Pero llenar fosforeras con el Chino, más que un encargo que se asume a disgusto, es un placer. Siempre tiene una historia que contar y, ¡lo mejor!, buen ánimo. Nunca se le ve malhumorado ni con cara de pocos amigos, de manera que quienes acuden a su puesto, se llevan también alguna reflexión para la vida, como la de la caja de piedras, que tanto me fascina escuchar:
“Por aquí pasa mucha gente, algunos no tienen buena economía, les falta dinero para poner una piedra, yo siempre les he dicho que eso no tiene importancia; si no tienen el dinero, yo les regalo la piedra; lo importante es que resuelvan.
“Sucede que un día una persona vino con esa situación, no tenía dinero para la piedra y se la regalé. Al cabo de los años, finalizando mi jornada, alguien me llama y me dice: ‘Mira, yo quiero regalarte un paquete de piedras´, yo le pregunto: ´Pero, ven acá, por qué usted me va a regalar un paquete de piedras, si usted no me conoce´. Y me dijo: ‘Porque yo una vez pasé por aquí, no tenía dinero para la piedra y tú me la regalaste, ahora yo tengo una gran cantidad de piedras y te las voy a regalar.
“Realmente no recordaba, me quedé asombrado, porque es señal de que es un individuo agradecido y esa es la principal cualidad que uno debe tener en la vida; por lo demás, que te guste lo que haces. A mucha gente le agrada cómo trabajo, y eso compensa más que el dinero”.
Aficionado de la buena música y un ferviente devorador de libros biográficos, el Chino es uno de esos convencidos de que la lectura, aunque uno tenga un simple oficio de obrero, “te da mucho, te forma, te ayuda a vivir y a entender”; tal vez por eso sus historias siempre tienen un hálito filosófico que nos ayuda a enrumbar.
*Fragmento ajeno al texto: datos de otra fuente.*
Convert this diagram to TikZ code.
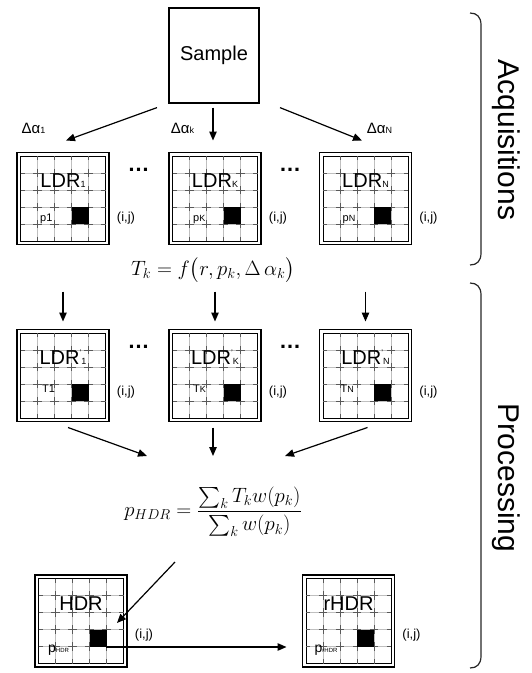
\documentclass[tikz,border=0pt]{standalone}
\usepackage{exscale}
\usepackage{fontspec}
\setmainfont{Liberation Sans}
\usetikzlibrary{arrows.meta}

% small lowered index and prime used in the box titles
\newcommand{\lsub}[1]{{\fontsize{9}{9}\selectfont #1}}
\newcommand{\lprime}{\raisebox{9pt}{\fontsize{8}{8}\selectfont '}}

% pixel box: name, x, y, title, pixel label, label position, (i,j) shift
\newcommand{\pixgrid}[7]{%
  \node[pixbox] (#1) at (#2,#3) {};
  \begin{scope}[shift={(#1.north west)}]
    \draw[line width=0.7pt] (3.5,3.5) rectangle (88.5,88.5);
    \foreach \i in {1,...,4} {
      \draw[gridlight] (3.5+17*\i,3.5) -- (3.5+17*\i,88.5);
      \draw[gridlight] (3.5,3.5+17*\i) -- (88.5,3.5+17*\i);
      \draw[griddark] (3.5+17*\i,3.5) -- (3.5+17*\i,88.5);
      \draw[griddark] (3.5,3.5+17*\i) -- (88.5,3.5+17*\i);
    }
    \fill (54.5,54.5) rectangle (71.5,71.5);
    \node[boxtitle] (#1-t) at (46,35) {#4};
    \node[pixlbl] (#1-p) at #6 {#5};
  \end{scope}
  \node[ijlbl] (#1-ij) at ([xshift=17pt,yshift=#7pt]#1.east) {(i,j)};
}

\begin{document}
\begin{tikzpicture}[x=1pt,y=-1pt,
  pixbox/.style={draw,line width=1.4pt,minimum size=92pt,inner sep=0pt,outer sep=0pt},
  gridlight/.style={black!25,line width=0.7pt},
  griddark/.style={black!65,line width=0.7pt,dash pattern=on 8.5pt off 8.5pt,dash phase=4.25pt},
  boxtitle/.style={font=\fontsize{20}{20}\selectfont,anchor=base,inner sep=0pt},
  pixlbl/.style={font=\fontsize{11}{11}\selectfont,anchor=base west,inner sep=0pt},
  ijlbl/.style={font=\fontsize{13}{13}\selectfont,inner sep=0pt},
  dalbl/.style={font=\fontsize{15}{15}\selectfont,inner sep=0pt},
  dots/.style={font=\fontsize{22}{22}\selectfont\bfseries,inner sep=0pt},
  side/.style={font=\fontsize{30}{30}\selectfont,rotate=-90,inner sep=0pt},
  arr/.style={-{Triangle[length=9pt,width=7.5pt]},line width=1.2pt},
  bracket/.style={line width=1.2pt,black!85}]
\useasboundingbox (0,0) rectangle (531,673);

% acquisitions
\node[draw,line width=1.2pt,minimum width=90pt,minimum height=95pt,
  font=\fontsize{20}{20}\selectfont] (sample) at (214,55.5) {Sample};

\pixgrid{l1}{63}{198.5}{LDR\lsub{1}}{p1}{(23,69)}{-19.5}
\pixgrid{lk}{215}{198.5}{LDR\lsub{K}}{p\lsub{K}}{(24,69)}{-19.5}
\pixgrid{ln}{365.5}{198.5}{LDR\lsub{N}}{p\lsub{N}}{(23,69)}{-19.5}

\node[dalbl] (da1) at (33.5,128) {Δα\lsub{1}};
\node[dalbl] (dak) at (182.5,128) {Δα\lsub{k}};
\node[dalbl] (dan) at (379.5,128) {Δα\lsub{N}};

\draw[arr] ([xshift=-57pt,yshift=-4pt]sample.south) -- ([xshift=3pt,yshift=12pt]l1.north);
\draw[arr] ([xshift=-1pt,yshift=-4pt]sample.south) -- ([xshift=-2pt,yshift=12pt]lk.north);
\draw[arr] ([xshift=66pt,yshift=-4pt]sample.south) -- ([xshift=-3.5pt,yshift=12pt]ln.north);

\node[dots] (d1) at (138.5,170) {…};
\node[dots] (d2) at (290,170) {…};

\node[font=\fontsize{21}{25}\selectfont] (ft) at (213,270) {$T_k = f\bigl(r, p_k, \Delta\,\alpha_k\bigr)$};

% processing
\pixgrid{t1}{63}{375.5}{LDR\lprime\lsub{1}}{T1}{(25,63)}{-16.5}
\pixgrid{tk}{215}{375.5}{LDR\lprime\lsub{K}}{T\lsub{K}}{(24,63)}{-16.5}
\pixgrid{tn}{365.5}{375.5}{LDR\lprime\lsub{N}}{T\lsub{N}}{(21,63)}{-16.5}

\node[dots] (d3) at (138.5,347) {…};
\node[dots] (d4) at (290,347) {…};

\draw[arr] ([yshift=38pt]t1.north) -- ([yshift=8pt]t1.north);
\draw[arr] ([yshift=38pt]tk.north) -- ([yshift=8pt]tk.north);
\draw[arr] ([yshift=38pt]tn.north) -- ([yshift=8pt]tn.north);

\node[font=\fontsize{20}{24}\selectfont] (fp) at (213,512) {$p_{HDR} = \displaystyle\frac{\sum_k T_k w(p_k)}{\sum_k w(p_k)}$};

\coordinate (m1) at (147,456);
\coordinate (m2) at (213,456);
\coordinate (m3) at (285,456);
\draw[arr] ([xshift=5pt,yshift=-6pt]t1.south) -- (m1);
\draw[arr] ([xshift=-2pt,yshift=-6pt]tk.south) -- (m2);
\draw[arr] ([xshift=2pt,yshift=-6pt]tn.south) -- (m3);

\pixgrid{hdr}{81}{621}{HDR}{\fontsize{14}{14}\selectfont p\fontsize{6}{6}\selectfont HDR}{(13,77)}{-14}
\pixgrid{rhdr}{348.5}{621}{rHDR}{\fontsize{14}{14}\selectfont p\fontsize{6}{6}\selectfont rHDR}{(12,77)}{-14}

\coordinate (q) at (175,562);
\draw[arr] (q) -- ([xshift=36pt,yshift=-2pt]hdr.center);
\draw[arr] ([xshift=25pt,yshift=-26pt]hdr.center) -- ([xshift=-16pt,yshift=-26pt]rhdr.west);

% side brackets
\draw[bracket] (470,13) .. controls (477,13) and (481,17) .. (481,25) -- (481,253)
  .. controls (481,261) and (477,265) .. (470,265);
\node[side] (acq) at (506,140) {Acquisitions};
\draw[bracket] (470,283) .. controls (477,283) and (481,287) .. (481,295) -- (481,656)
  .. controls (481,664) and (477,668) .. (470,668);
\node[side] (proc) at (506,478) {Processing};
\end{tikzpicture}
\end{document}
Sin antecedentes asiáticos probados, apenas sus ojos achinados y una rigurosa disciplina, carácter y profesionalidad quizás más asociadas a esta cultura, el Chino de la tapicería es uno de esos cubanos de agradable conversación y formado en la fe en el mejoramiento humano: “Tenemos que creer que el ser humano puede cambiar, lo que uno necesita a veces es un pequeño empujoncito para sobreponerse a las situaciones adversas”, le he escuchado en ocasiones.